You know, as the President said just a couple of days ago in his annual School Choice proclamation, we believe in school choice, because as the President said, “In America, every child deserves a fair shot at the American Dream.”
And that’s really what this is all about. It’s the same core belief in the American Dream that — that drives each and every one that’s participating in this program. And it’s about opening up the American Dream to every child, regardless of their background, regardless of their experience.
So I want to — I want to say thank you to a few people. First off, I want to say thank you to all the parents who are here. Thank you for being there for your kids. Thank you for believing in your kids and in their future. (Applause.)

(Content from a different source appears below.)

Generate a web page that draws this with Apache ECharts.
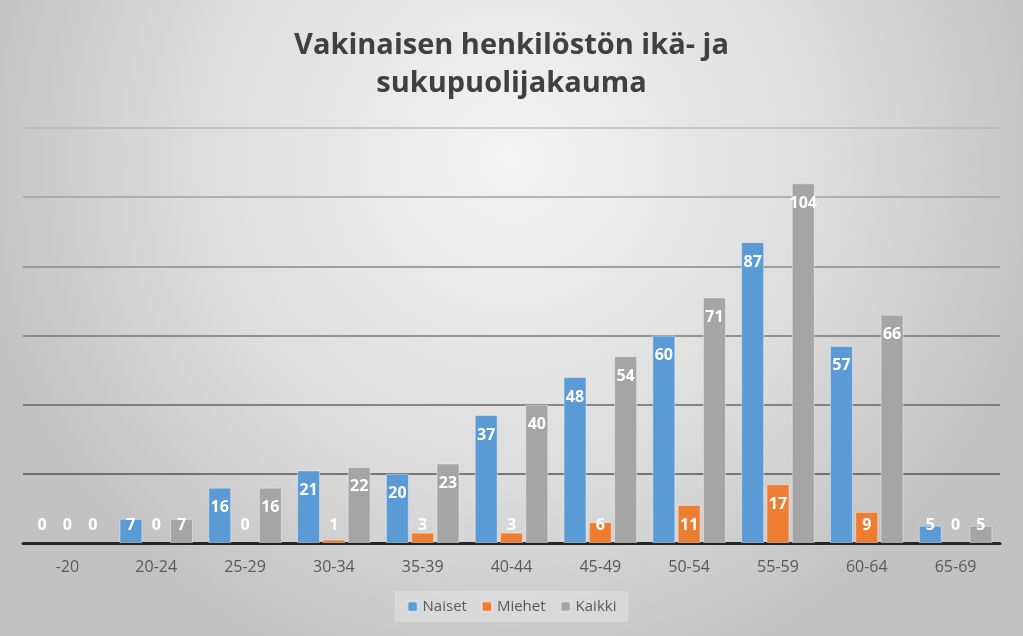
<!DOCTYPE html>
<html>
<head>
<meta charset="utf-8">
<script src="https://cdn.jsdelivr.net/npm/echarts@6/dist/echarts.min.js"></script>
<style>
  html, body { margin: 0; padding: 0; background: #9a9a9a; }
  #chart { width: 1023px; height: 636px; }
</style>
</head>
<body>
<div id="chart"></div>
<script>
  var categories = ['-20', '20-24', '25-29', '30-34', '35-39', '40-44', '45-49', '50-54', '55-59', '60-64', '65-69'];
  var naiset = [0, 7, 16, 21, 20, 37, 48, 60, 87, 57, 5];
  var miehet = [0, 0, 0, 1, 3, 3, 6, 11, 17, 9, 0];
  var kaikki = [0, 7, 16, 22, 23, 40, 54, 71, 104, 66, 5];

  // small bars get the label near the baseline, like Excel does
  function withLabels(values) {
    return values.map(function (v) {
      return {
        value: v,
        itemStyle: v === 0 ? { borderWidth: 0 } : undefined,
        label: v < 12 ? { position: 'insideBottom', distance: 10 } : { position: 'insideTop', distance: 12 }
      };
    });
  }

  var myChart = echarts.init(document.getElementById('chart'));

  var labelStyle = {
    show: true,
    color: '#ffffff',
    fontFamily: 'Open Sans',
    fontWeight: 'bold',
    fontSize: 16
  };

  function makeSeries(name, values, color) {
    return {
      name: name,
      type: 'bar',
      barWidth: 23,
      barGap: '10%',
      data: withLabels(values),
      itemStyle: {
        color: color,
        borderColor: 'rgba(255,255,255,0.4)',
        borderWidth: 1
      },
      label: labelStyle
    };
  }

  var option = {
    animation: false,
    backgroundColor: {
      type: 'radial',
      x: 0.5, y: 0.25, r: 0.85,
      colorStops: [
        { offset: 0, color: '#f4f4f4' },
        { offset: 0.6, color: '#dcdcdc' },
        { offset: 1, color: '#c2c2c2' }
      ]
    },
    title: {
      text: 'Vakinaisen henkilöstön ikä- ja\nsukupuolijakauma',
      left: 'center',
      top: 22,
      textStyle: {
        fontFamily: 'Open Sans',
        fontWeight: 'bold',
        fontSize: 29,
        lineHeight: 38,
        color: '#404040'
      }
    },
    legend: {
      bottom: 14,
      left: 'center',
      itemWidth: 10,
      itemHeight: 10,
      itemGap: 14,
      padding: [8, 12],
      backgroundColor: 'rgba(255,255,255,0.25)',
      textStyle: { fontFamily: 'Open Sans', fontSize: 15, color: '#595959' },
      data: ['Naiset', 'Miehet', 'Kaikki']
    },
    grid: { left: 23, right: 23, top: 128, bottom: 93 },
    xAxis: {
      type: 'category',
      data: categories,
      axisTick: { show: false },
      axisLine: { lineStyle: { color: '#262626', width: 3 } },
      axisLabel: { fontFamily: 'Open Sans', fontSize: 16, color: '#595959', margin: 16 }
    },
    yAxis: {
      type: 'value',
      min: 0,
      max: 120,
      interval: 20,
      axisLabel: { show: false },
      axisLine: { show: false },
      splitLine: {
        lineStyle: {
          width: 1.5,
          color: ['#333333', '#555555', '#666666', '#777777', '#888888', '#a0a0a0', '#b8b8b8']
        }
      }
    },
    series: [
      makeSeries('Naiset', naiset, '#5b9bd5'),
      makeSeries('Miehet', miehet, '#ed7d31'),
      makeSeries('Kaikki', kaikki, '#a5a5a5')
    ]
  };

  myChart.setOption(option);
</script>
</body>
</html>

And let me also say, I’ve been married to a school teacher for 35 years. So let’s give some thanks to the teachers who are gathered here today for pouring yourselves into these kids’ lives. (Applause.) You’re making a difference every day.
Thank you, teachers, for the late nights, the early mornings, the lesson plans, the homework grading. Thanks for, every day, the sacrifices you make on behalf of these kids that have given them — given them a shot at a boundless American future. And, finally, to all of kids who are here: We’re proud of you. We believe in you.
When Wisconsin said “yes” to School Choice 30 years ago, they were saying “yes” to your future. And we need you to do the same. To all the kids who are here today, remember that old proverb, that, “To whom much is given, much will be required.” So the opportunities that you have been given, you need to seize those. Keep striving. Keep learning. Keep believing in your dreams.
To all the kids, I want to tell you there is a truth about America that is — as soon as you learn it, will open up doors that you never thought could open before. And it’s simply this: You need to know that, in America, anybody can be anybody.Whether you’re a small-town guy from southern Indiana that grew up with a cornfield in his backyard, whether you grew up in a big city — whatever your circumstances, I want to promise you that if you work hard, you study hard, you listen to people that care about you, you stay away from things that can derail your dreams: Young men and women, the sky’s the limit. This is America. Go live your dreams. (Applause.)
I always tell young people my motto is: study hard, pray harder. Don’t let anybody tell you anything is impossible, because with God, all thing are possible. (Applause.)
So it’s National School Choice Week in America. And it’s great to be in Wisconsin. Wisconsin has been leading the way for 30 years. Thanks to the pioneering work of this state, you’ve changed lives here and you’ve inspired change all across this country. You’ve opened doors of opportunities for children and families all across this state now for more than a generation, and all across this nation you’ve inspired change.
And I’m absolutely convinced, being with all of you here today, that as this movement continues to grow in this great state and grow all across this nation, that here in America we’ll continue to give parents the right to choose where their kids go to school — public, private, parochial, or homeschool. And all our families, all our schools will benefit for all of our children. And the best days for Wisconsin and America are yet to come. (Applause.)
Thank you very much. God bless Wisconsin. God bless America.